Mars Express

Mars Express poster

It was perhaps something she should have anticipated, private investigator Aline Ruby and her partner Carlos Rivera arriving home via Rocosmos flight ME187, the Mars Express, in their custody hacker supreme Roberta Williams accused of causing severe disruption to the systems of high-profile tech industrialist Chris Royjacker only to find that the digital warrant for her arrest no longer exists anywhere in the system…

Unable to detain their suspect despite the certainty of her guilt, distraction is soon found in another case, the family of talented cybernetics student Jun Chow concerned about her whereabouts, missing along with her roommate Dominique Vigy since shortly after an incident when she was attacked in the laboratory by a robot she was working on, Rivera surmising it might have been “jailbroken,” its programming overwritten to allow it to operate autonomously beyond its specified parameters.

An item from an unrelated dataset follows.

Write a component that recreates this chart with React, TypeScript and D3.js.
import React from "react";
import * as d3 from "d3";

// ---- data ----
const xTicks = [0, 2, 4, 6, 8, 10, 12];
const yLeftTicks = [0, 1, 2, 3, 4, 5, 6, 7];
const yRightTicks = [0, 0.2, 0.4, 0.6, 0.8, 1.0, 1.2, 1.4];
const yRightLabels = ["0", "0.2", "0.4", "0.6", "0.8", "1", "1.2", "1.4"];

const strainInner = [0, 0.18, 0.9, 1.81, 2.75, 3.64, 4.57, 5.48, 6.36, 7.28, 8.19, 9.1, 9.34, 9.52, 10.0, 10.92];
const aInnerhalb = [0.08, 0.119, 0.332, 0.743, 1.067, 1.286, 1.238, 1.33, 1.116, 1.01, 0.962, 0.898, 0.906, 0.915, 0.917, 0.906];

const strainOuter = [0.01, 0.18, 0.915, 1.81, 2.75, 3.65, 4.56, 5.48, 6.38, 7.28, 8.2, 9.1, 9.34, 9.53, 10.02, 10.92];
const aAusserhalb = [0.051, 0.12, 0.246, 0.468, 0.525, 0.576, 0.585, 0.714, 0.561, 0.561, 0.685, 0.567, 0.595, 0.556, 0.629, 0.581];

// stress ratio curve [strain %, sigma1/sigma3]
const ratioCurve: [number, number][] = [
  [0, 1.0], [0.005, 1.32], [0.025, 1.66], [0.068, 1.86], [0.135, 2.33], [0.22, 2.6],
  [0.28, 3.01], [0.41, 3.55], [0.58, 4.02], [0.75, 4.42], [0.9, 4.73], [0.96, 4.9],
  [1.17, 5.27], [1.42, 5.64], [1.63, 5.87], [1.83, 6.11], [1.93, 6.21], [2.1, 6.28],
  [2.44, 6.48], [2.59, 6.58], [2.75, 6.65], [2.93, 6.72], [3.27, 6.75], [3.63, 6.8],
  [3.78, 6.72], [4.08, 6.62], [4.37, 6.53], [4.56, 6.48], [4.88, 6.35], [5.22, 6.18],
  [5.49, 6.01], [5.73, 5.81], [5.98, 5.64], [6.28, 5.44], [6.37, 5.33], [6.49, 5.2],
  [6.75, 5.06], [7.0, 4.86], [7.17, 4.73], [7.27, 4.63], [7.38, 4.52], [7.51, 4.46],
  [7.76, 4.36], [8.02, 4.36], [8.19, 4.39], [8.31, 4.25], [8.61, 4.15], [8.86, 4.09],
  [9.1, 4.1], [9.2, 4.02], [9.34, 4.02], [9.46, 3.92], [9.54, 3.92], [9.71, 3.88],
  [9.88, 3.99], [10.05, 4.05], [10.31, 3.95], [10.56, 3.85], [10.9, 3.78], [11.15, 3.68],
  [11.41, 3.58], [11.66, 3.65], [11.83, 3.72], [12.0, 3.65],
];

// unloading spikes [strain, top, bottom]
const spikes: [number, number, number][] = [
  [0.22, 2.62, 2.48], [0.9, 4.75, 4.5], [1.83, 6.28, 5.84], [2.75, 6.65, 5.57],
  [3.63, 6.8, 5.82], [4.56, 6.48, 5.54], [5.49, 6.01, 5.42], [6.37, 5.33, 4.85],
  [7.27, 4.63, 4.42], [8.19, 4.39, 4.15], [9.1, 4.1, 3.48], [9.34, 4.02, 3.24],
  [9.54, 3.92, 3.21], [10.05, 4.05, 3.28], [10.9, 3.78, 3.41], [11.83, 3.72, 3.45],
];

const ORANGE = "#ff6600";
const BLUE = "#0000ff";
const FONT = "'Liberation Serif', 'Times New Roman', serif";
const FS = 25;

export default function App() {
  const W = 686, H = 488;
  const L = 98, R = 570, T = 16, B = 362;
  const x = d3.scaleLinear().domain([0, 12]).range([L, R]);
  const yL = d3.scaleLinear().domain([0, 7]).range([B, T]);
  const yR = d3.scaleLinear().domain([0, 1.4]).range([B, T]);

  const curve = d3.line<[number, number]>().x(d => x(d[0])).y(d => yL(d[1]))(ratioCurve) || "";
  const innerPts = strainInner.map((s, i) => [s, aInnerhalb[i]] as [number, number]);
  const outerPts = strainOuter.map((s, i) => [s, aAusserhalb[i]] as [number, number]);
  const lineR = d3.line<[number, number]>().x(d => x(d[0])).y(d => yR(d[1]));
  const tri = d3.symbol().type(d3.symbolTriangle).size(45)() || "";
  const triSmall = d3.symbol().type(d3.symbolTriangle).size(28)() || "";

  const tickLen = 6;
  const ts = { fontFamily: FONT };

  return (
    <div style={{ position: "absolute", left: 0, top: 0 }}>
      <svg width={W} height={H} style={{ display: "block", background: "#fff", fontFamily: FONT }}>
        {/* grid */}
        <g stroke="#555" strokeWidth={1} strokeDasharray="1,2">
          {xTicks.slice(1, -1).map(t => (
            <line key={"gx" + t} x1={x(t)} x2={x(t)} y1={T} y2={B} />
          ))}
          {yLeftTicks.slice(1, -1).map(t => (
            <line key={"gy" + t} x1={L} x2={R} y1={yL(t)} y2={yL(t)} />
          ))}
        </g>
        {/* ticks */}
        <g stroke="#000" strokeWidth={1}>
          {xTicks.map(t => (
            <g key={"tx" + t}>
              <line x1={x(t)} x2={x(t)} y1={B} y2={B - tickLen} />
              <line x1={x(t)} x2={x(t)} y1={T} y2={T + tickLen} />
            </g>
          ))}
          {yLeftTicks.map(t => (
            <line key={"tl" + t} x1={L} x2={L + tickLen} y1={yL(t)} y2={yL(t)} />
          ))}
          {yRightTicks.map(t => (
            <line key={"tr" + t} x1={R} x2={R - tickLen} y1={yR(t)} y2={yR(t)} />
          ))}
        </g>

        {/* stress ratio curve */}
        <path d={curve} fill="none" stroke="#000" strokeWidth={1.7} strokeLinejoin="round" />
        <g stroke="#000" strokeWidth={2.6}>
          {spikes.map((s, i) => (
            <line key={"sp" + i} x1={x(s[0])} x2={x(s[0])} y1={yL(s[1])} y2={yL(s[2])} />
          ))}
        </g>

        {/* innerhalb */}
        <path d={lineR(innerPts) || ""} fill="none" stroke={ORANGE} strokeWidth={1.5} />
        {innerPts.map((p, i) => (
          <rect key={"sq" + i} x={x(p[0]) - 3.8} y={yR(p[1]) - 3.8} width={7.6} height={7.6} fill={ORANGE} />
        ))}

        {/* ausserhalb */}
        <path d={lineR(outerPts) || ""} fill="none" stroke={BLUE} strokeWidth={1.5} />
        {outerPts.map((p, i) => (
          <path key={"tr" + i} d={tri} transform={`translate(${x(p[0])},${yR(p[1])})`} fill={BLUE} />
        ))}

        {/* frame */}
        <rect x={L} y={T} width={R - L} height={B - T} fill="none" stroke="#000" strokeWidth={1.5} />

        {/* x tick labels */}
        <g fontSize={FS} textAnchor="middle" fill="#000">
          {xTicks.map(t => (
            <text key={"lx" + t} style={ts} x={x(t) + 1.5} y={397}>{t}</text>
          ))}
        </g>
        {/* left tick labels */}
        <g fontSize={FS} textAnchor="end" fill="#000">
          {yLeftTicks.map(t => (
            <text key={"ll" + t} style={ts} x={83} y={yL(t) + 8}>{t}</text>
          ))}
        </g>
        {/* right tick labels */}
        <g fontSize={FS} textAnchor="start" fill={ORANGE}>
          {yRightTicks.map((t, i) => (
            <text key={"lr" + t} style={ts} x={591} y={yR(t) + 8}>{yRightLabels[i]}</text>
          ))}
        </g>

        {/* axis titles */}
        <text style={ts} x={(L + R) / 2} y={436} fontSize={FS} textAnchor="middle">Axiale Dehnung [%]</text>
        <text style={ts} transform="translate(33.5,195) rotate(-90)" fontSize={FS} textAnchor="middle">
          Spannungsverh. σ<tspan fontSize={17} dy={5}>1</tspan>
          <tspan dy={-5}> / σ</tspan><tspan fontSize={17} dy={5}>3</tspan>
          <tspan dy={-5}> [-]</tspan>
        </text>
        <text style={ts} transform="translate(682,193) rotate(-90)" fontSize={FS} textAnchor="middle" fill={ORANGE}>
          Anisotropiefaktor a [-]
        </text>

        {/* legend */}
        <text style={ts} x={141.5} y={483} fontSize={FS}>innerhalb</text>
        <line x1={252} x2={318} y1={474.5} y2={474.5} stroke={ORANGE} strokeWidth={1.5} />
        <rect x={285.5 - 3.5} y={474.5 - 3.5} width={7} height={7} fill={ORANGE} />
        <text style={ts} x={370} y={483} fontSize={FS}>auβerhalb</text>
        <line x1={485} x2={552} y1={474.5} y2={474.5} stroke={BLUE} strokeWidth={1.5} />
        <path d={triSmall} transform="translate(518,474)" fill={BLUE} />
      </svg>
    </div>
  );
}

Mars Express; Carlos Rivera and Aline Ruby (Daniel Njo Lobé and Léa Drucker) walk the streets of Mars.

The feature debut of director Jérémie Périn co-written with Laurent Sarfati and Jeffrey Paul Kearney, a trip on the Mars Express takes the viewer into a future where the surface of Mars is seen as glittering buildings and open green spaces under blue skies and humanity and artificial life coexist in harmony, but looks are not everything, with anti-robot sentiment leading to violent protests and the original colony tunnels now an underground slum.

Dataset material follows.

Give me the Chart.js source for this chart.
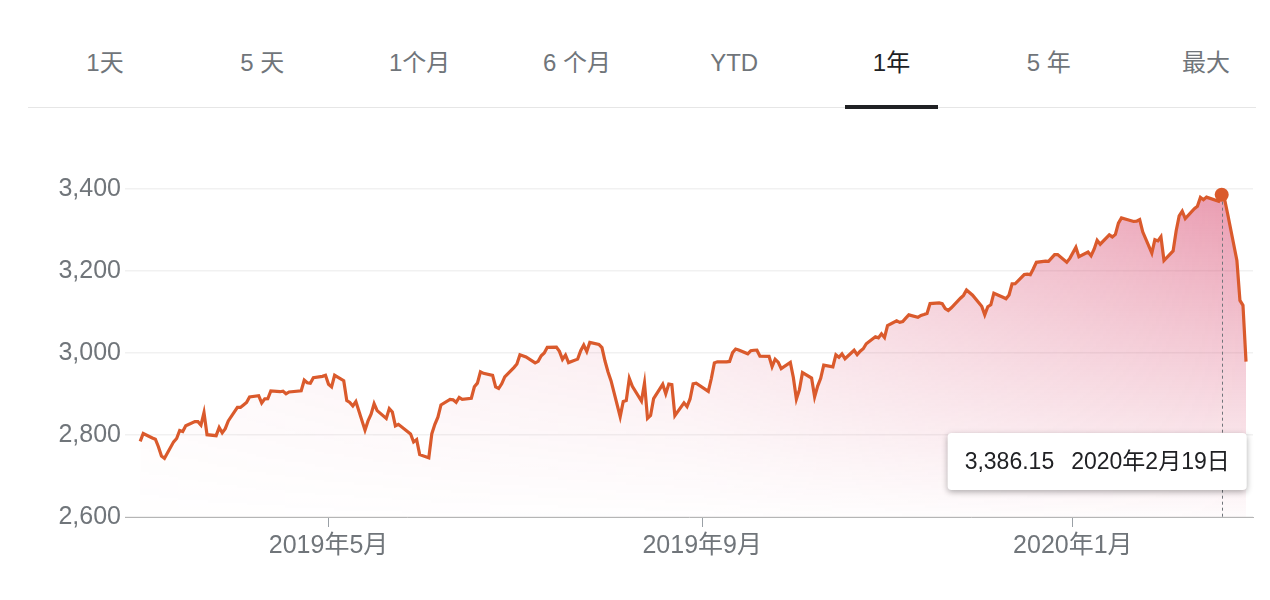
<!DOCTYPE html>
<html>
<head>
<meta charset="utf-8">
<script src="https://cdn.jsdelivr.net/npm/chart.js@4.4.1/dist/chart.umd.min.js"></script>
<style>
  html, body { margin: 0; padding: 0; background: #fff; }
  body {
    width: 1270px; height: 600px; position: relative; overflow: hidden;
    font-family: "Liberation Sans", Arial, "Noto Sans CJK SC", sans-serif;
  }
  .tab {
    position: absolute; top: 44px; width: 150px; margin-left: -75px;
    text-align: center; font-size: 24px; line-height: 38px; color: #70757a;
  }
  .tab.on { color: #202124; }
  .sep { position: absolute; left: 28px; width: 1228px; top: 107px; height: 1px; background: #e6e6e6; }
  .bar { position: absolute; left: 845px; width: 93px; top: 105px; height: 4px; background: #202124; }
  #chart { position: absolute; left: 0; top: 0; }
</style>
</head>
<body>
<div id="tabs"></div>
<div class="sep"></div>
<div class="bar"></div>
<canvas id="chart" width="1270" height="600"></canvas>
<script>
// range tabs
const tabLabels = ["1天", "5 天", "1个月", "6 个月", "YTD", "1年", "5 年", "最大"]
const activeTab = "1年"

// daily closes
const dates = [
  "2019-02-28", "2019-03-01", "2019-03-04", "2019-03-05", "2019-03-06", "2019-03-07", "2019-03-08",
  "2019-03-11", "2019-03-12", "2019-03-13", "2019-03-14", "2019-03-15", "2019-03-18", "2019-03-19",
  "2019-03-20", "2019-03-21", "2019-03-22", "2019-03-25", "2019-03-26", "2019-03-27", "2019-03-28",
  "2019-03-29", "2019-04-01", "2019-04-02", "2019-04-03", "2019-04-04", "2019-04-05", "2019-04-08",
  "2019-04-09", "2019-04-10", "2019-04-11", "2019-04-12", "2019-04-15", "2019-04-16", "2019-04-17",
  "2019-04-18", "2019-04-22", "2019-04-23", "2019-04-24", "2019-04-25", "2019-04-26", "2019-04-29",
  "2019-04-30", "2019-05-01", "2019-05-02", "2019-05-03", "2019-05-06", "2019-05-07", "2019-05-08",
  "2019-05-09", "2019-05-10", "2019-05-13", "2019-05-14", "2019-05-15", "2019-05-16", "2019-05-17",
  "2019-05-20", "2019-05-21", "2019-05-22", "2019-05-23", "2019-05-24", "2019-05-28", "2019-05-29",
  "2019-05-30", "2019-05-31", "2019-06-03", "2019-06-04", "2019-06-05", "2019-06-06", "2019-06-07",
  "2019-06-10", "2019-06-11", "2019-06-12", "2019-06-13", "2019-06-14", "2019-06-17", "2019-06-18",
  "2019-06-19", "2019-06-20", "2019-06-21", "2019-06-24", "2019-06-25", "2019-06-26", "2019-06-27",
  "2019-06-28", "2019-07-01", "2019-07-02", "2019-07-03", "2019-07-05", "2019-07-08", "2019-07-09",
  "2019-07-10", "2019-07-11", "2019-07-12", "2019-07-15", "2019-07-16", "2019-07-17", "2019-07-18",
  "2019-07-19", "2019-07-22", "2019-07-23", "2019-07-24", "2019-07-25", "2019-07-26", "2019-07-29",
  "2019-07-30", "2019-07-31", "2019-08-01", "2019-08-02", "2019-08-05", "2019-08-06", "2019-08-07",
  "2019-08-08", "2019-08-09", "2019-08-12", "2019-08-13", "2019-08-14", "2019-08-15", "2019-08-16",
  "2019-08-19", "2019-08-20", "2019-08-21", "2019-08-22", "2019-08-23", "2019-08-26", "2019-08-27",
  "2019-08-28", "2019-08-29", "2019-08-30", "2019-09-03", "2019-09-04", "2019-09-05", "2019-09-06",
  "2019-09-09", "2019-09-10", "2019-09-11", "2019-09-12", "2019-09-13", "2019-09-16", "2019-09-17",
  "2019-09-18", "2019-09-19", "2019-09-20", "2019-09-23", "2019-09-24", "2019-09-25", "2019-09-26",
  "2019-09-27", "2019-09-30", "2019-10-01", "2019-10-02", "2019-10-03", "2019-10-04", "2019-10-07",
  "2019-10-08", "2019-10-09", "2019-10-10", "2019-10-11", "2019-10-14", "2019-10-15", "2019-10-16",
  "2019-10-17", "2019-10-18", "2019-10-21", "2019-10-22", "2019-10-23", "2019-10-24", "2019-10-25",
  "2019-10-28", "2019-10-29", "2019-10-30", "2019-10-31", "2019-11-01", "2019-11-04", "2019-11-05",
  "2019-11-06", "2019-11-07", "2019-11-08", "2019-11-11", "2019-11-12", "2019-11-13", "2019-11-14",
  "2019-11-15", "2019-11-18", "2019-11-19", "2019-11-20", "2019-11-21", "2019-11-22", "2019-11-25",
  "2019-11-26", "2019-11-27", "2019-11-29", "2019-12-02", "2019-12-03", "2019-12-04", "2019-12-05",
  "2019-12-06", "2019-12-09", "2019-12-10", "2019-12-11", "2019-12-12", "2019-12-13", "2019-12-16",
  "2019-12-17", "2019-12-18", "2019-12-19", "2019-12-20", "2019-12-23", "2019-12-24", "2019-12-26",
  "2019-12-27", "2019-12-30", "2019-12-31", "2020-01-02", "2020-01-03", "2020-01-06", "2020-01-07",
  "2020-01-08", "2020-01-09", "2020-01-10", "2020-01-13", "2020-01-14", "2020-01-15", "2020-01-16",
  "2020-01-17", "2020-01-21", "2020-01-22", "2020-01-23", "2020-01-24", "2020-01-27", "2020-01-28",
  "2020-01-29", "2020-01-30", "2020-01-31", "2020-02-03", "2020-02-04", "2020-02-05", "2020-02-06",
  "2020-02-07", "2020-02-10", "2020-02-11", "2020-02-12", "2020-02-13", "2020-02-14", "2020-02-18",
  "2020-02-19", "2020-02-20", "2020-02-21", "2020-02-24", "2020-02-25", "2020-02-26", "2020-02-27"
]
const closes = [
  2784.49, 2803.69, 2792.81, 2789.65, 2771.45, 2748.93, 2743.07,
  2783.30, 2791.52, 2810.92, 2808.48, 2822.48, 2832.94, 2832.57,
  2824.23, 2854.88, 2800.71, 2798.36, 2818.46, 2805.37, 2815.44,
  2834.40, 2867.19, 2867.24, 2873.40, 2879.39, 2892.74, 2895.77,
  2878.20, 2888.21, 2888.32, 2907.41, 2905.58, 2907.06, 2900.45,
  2905.03, 2907.97, 2933.68, 2927.25, 2926.17, 2939.88, 2943.03,
  2945.83, 2923.73, 2917.52, 2945.64, 2932.47, 2884.05, 2879.42,
  2870.72, 2881.40, 2811.87, 2834.41, 2850.96, 2876.32, 2859.53,
  2840.23, 2864.36, 2856.27, 2822.24, 2826.06, 2802.39, 2783.02,
  2788.86, 2752.06, 2744.45, 2803.27, 2826.15, 2843.49, 2873.34,
  2886.73, 2885.72, 2879.84, 2891.64, 2886.98, 2889.67, 2917.75,
  2926.46, 2954.18, 2950.46, 2945.35, 2917.38, 2913.78, 2924.92,
  2941.76, 2964.33, 2973.01, 2995.82, 2990.41, 2975.95, 2979.63,
  2993.07, 2999.91, 3013.77, 3014.30, 3004.04, 2984.42, 2995.11,
  2976.61, 2985.03, 3005.47, 3019.56, 3003.67, 3025.86, 3020.97,
  3013.18, 2980.38, 2953.56, 2932.05, 2844.74, 2881.77, 2883.98,
  2938.09, 2918.65, 2882.70, 2926.32, 2840.60, 2847.60, 2888.68,
  2923.65, 2900.51, 2924.43, 2922.95, 2847.11, 2878.38, 2869.16,
  2887.94, 2924.58, 2926.46, 2906.27, 2937.78, 2976.00, 2978.71,
  2978.43, 2979.39, 3000.93, 3009.57, 3007.39, 2997.96, 3005.70,
  3006.73, 3006.79, 2992.07, 2991.78, 2966.60, 2984.87, 2977.62,
  2961.79, 2976.74, 2940.25, 2887.61, 2910.63, 2952.01, 2938.79,
  2893.06, 2919.40, 2938.13, 2970.27, 2966.15, 2995.68, 2989.69,
  2997.95, 2986.20, 3006.72, 2995.99, 3004.52, 3010.29, 3022.55,
  3039.42, 3036.89, 3046.77, 3037.56, 3066.91, 3078.27, 3074.62,
  3076.78, 3085.18, 3093.08, 3087.01, 3091.84, 3094.04, 3096.63,
  3120.46, 3122.03, 3120.18, 3108.46, 3103.54, 3110.29, 3133.64,
  3140.52, 3153.63, 3140.98, 3113.87, 3093.20, 3112.76, 3117.43,
  3145.91, 3135.96, 3132.52, 3141.63, 3168.57, 3168.80, 3191.45,
  3192.52, 3191.14, 3205.37, 3221.22, 3224.01, 3223.38, 3239.91,
  3240.02, 3221.29, 3230.78, 3257.85, 3234.85, 3246.28, 3237.18,
  3253.05, 3274.70, 3265.35, 3288.13, 3283.15, 3289.29, 3316.81,
  3329.62, 3320.79, 3321.75, 3325.54, 3295.47, 3243.63, 3276.24,
  3273.40, 3283.66, 3225.52, 3248.92, 3297.59, 3334.69, 3345.78,
  3327.71, 3352.09, 3357.75, 3379.45, 3373.94, 3380.16, 3370.29,
  3386.15, 3373.23, 3337.75, 3225.89, 3128.21, 3116.39, 2978.76
]

// axis ticks
const monthTicks = ["2019-05-01", "2019-09-01", "2020-01-01"]
const priceTicks = [2600, 2800, 3000, 3200, 3400]
const highlightDate = "2020-02-19"

const lineColor = "#da5a2c"
const fontFamily = '"Liberation Sans", Arial, "Noto Sans CJK SC", sans-serif'

const tabsEl = document.getElementById("tabs")
tabLabels.forEach((label, i) => {
  const el = document.createElement("div")
  el.className = "tab" + (label === activeTab ? " on" : "")
  el.style.left = (105 + i * 157.3) + "px"
  el.textContent = label
  tabsEl.appendChild(el)
})

const DAY = 86400000
const EPOCH = Date.UTC(2020, 0, 1)
function dayNum(s) {
  const [y, m, d] = s.split("-").map(Number)
  return (Date.UTC(y, m - 1, d) - EPOCH) / DAY
}
function monthLabel(s) {
  const [y, m] = s.split("-").map(Number)
  return `${y}年${m}月`
}
function dateLabel(s) {
  const [y, m, d] = s.split("-").map(Number)
  return `${y}年${m}月${d}日`
}

const points = closes.map((v, i) => ({ x: dayNum(dates[i]), y: v }))
const focusIndex = dates.indexOf(highlightDate)

// pink fill: fades downwards and towards the left
let fillCache = null
function areaFill(context) {
  const chart = context.chart
  const area = chart.chartArea
  if (!area) return "rgba(0,0,0,0)"
  if (fillCache) return fillCache
  const off = document.createElement("canvas")
  off.width = chart.width
  off.height = chart.height
  const g = off.getContext("2d")
  const v = g.createLinearGradient(0, area.top, 0, area.bottom)
  v.addColorStop(0, "rgba(212,56,98,0.52)")
  v.addColorStop(1, "rgba(212,56,98,0.02)")
  g.fillStyle = v
  g.fillRect(0, 0, off.width, off.height)
  g.globalCompositeOperation = "destination-in"
  const h = g.createLinearGradient(area.left, 0, area.right, 0)
  h.addColorStop(0, "rgba(0,0,0,0.1)")
  h.addColorStop(0.5, "rgba(0,0,0,0.33)")
  h.addColorStop(1, "rgba(0,0,0,1)")
  g.fillStyle = h
  g.fillRect(0, 0, off.width, off.height)
  fillCache = chart.ctx.createPattern(off, "no-repeat")
  return fillCache
}

// dashed guide + value box for the highlighted day
const focusPlugin = {
  id: "focus",
  afterDatasetsDraw(chart) {
    const pt = chart.getDatasetMeta(0).data[focusIndex]
    if (!pt) return
    const { ctx, chartArea } = chart
    const x = Math.round(pt.x) + 0.5
    ctx.save()
    ctx.strokeStyle = "#70757a"
    ctx.lineWidth = 1
    ctx.setLineDash([3, 3])
    ctx.beginPath()
    ctx.moveTo(x, pt.y + 7)
    ctx.lineTo(x, chartArea.bottom)
    ctx.stroke()
    ctx.setLineDash([])

    ctx.font = "23px " + fontFamily
    const valText = closes[focusIndex].toLocaleString("en-US", { minimumFractionDigits: 2 })
    const dateText = dateLabel(highlightDate)
    const w1 = ctx.measureText(valText).width
    const w2 = ctx.measureText(dateText).width
    const gap = 17, padX = 17, boxH = 57
    const boxW = w1 + gap + w2 + padX * 2
    const right = pt.x + 25
    const left = right - boxW
    const top = chartArea.bottom - 84
    ctx.shadowColor = "rgba(0,0,0,0.32)"
    ctx.shadowBlur = 6
    ctx.shadowOffsetY = 2
    ctx.fillStyle = "#fff"
    ctx.beginPath()
    ctx.roundRect(left, top, boxW, boxH, 4)
    ctx.fill()
    ctx.shadowColor = "transparent"
    ctx.fillStyle = "#202124"
    ctx.textBaseline = "middle"
    ctx.fillText(valText, left + padX, top + boxH / 2 + 1)
    ctx.fillText(dateText, left + padX + w1 + gap, top + boxH / 2 + 1)
    ctx.restore()
  }
}

new Chart(document.getElementById("chart"), {
  type: "line",
  data: {
    datasets: [{
      data: points,
      borderColor: lineColor,
      borderWidth: 3.2,
      backgroundColor: areaFill,
      fill: "start",
      tension: 0,
      clip: false,
      pointRadius: (c) => c.dataIndex === focusIndex ? 7 : 0,
      pointBackgroundColor: lineColor,
      pointBorderWidth: 0
    }]
  },
  options: {
    responsive: false,
    animation: false,
    devicePixelRatio: 1,
    events: [],
    layout: { padding: { top: 189, right: 17, left: 0, bottom: 0 } },
    plugins: { legend: { display: false }, tooltip: { enabled: false } },
    scales: {
      x: {
        type: "linear",
        min: dayNum(dates[0]) - 5,
        max: dayNum(dates[dates.length - 1]) + 2.3,
        afterBuildTicks: (scale) => { scale.ticks = monthTicks.map(d => ({ value: dayNum(d) })) },
        afterFit: (scale) => { scale.height = 83 },
        grid: { drawOnChartArea: false, drawTicks: true, tickLength: 10, color: "#9aa0a6" },
        border: { display: true, color: "#b5b5b5", width: 1 },
        ticks: {
          padding: 4,
          color: "#70757a",
          font: { family: fontFamily, size: 25 },
          maxRotation: 0,
          callback: (value) => {
            const d = monthTicks.find(m => dayNum(m) === value)
            return d ? monthLabel(d) : ""
          }
        }
      },
      y: {
        min: priceTicks[0],
        max: priceTicks[priceTicks.length - 1],
        afterBuildTicks: (scale) => { scale.ticks = priceTicks.map(v => ({ value: v })) },
        afterFit: (scale) => { scale.width = 125 },
        grid: { color: "#f1f1f1", lineWidth: 1.5, drawTicks: false },
        border: { display: false },
        ticks: {
          padding: 4,
          color: "#70757a",
          font: { family: fontFamily, size: 25 },
          callback: (value) => value.toLocaleString("en-US")
        }
      }
    }
  },
  plugins: [focusPlugin]
})
</script>
</body>
</html>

A journey which leaves behind the ballet of orbiting satellites of Earth to walk the neon-lit streets of the Red Planet and deeper into the underworld of a supposed technological utopia where students sell the processing power of their brains, if not actual avatars of their bodies and personalities to pay their fees and bills, Mars Express is an animated mystery action film with Léa Drucker, Mathieu Amalric, Marie Bouvet and Daniel Njo Lobé as the voices of Ruby, Royjacker, Williams and Rivera.

Mars Express; Aline Ruby (Léa Drucker) immerses herself in a virtual reality recreation of the attack on missing Jun Chow (Geneviève Doang).

He the most interesting character, the “real” Rivera was declared dead five years previously, his body never found, now a robot inhabited by the recreation of the final download of his memories, neither man nor machine but something of both and clinging to the past of his former life, his widow now remarried and refusing access to his daughter, but also the person best placed to understand the behaviour of the liberated robots.

Ambitious and stunningly designed and rendered, a European production to rival the classics of anime in terms of ambition and its radical vision of tomorrow where the shiny surfaces of the domes and skyscrapers reflect attention away from the inequalities through which capitalism built them, the robots the engineered underclass which keep the wheels turning on the highway to the future, alongside Dune – Part Two it is one of the most exciting science fiction films of the year.

Mars Express is currently touring as part of Si-Fan

Mars Express; the robot uprising begun, the streets of Mars burn as they make their way to the spaceport.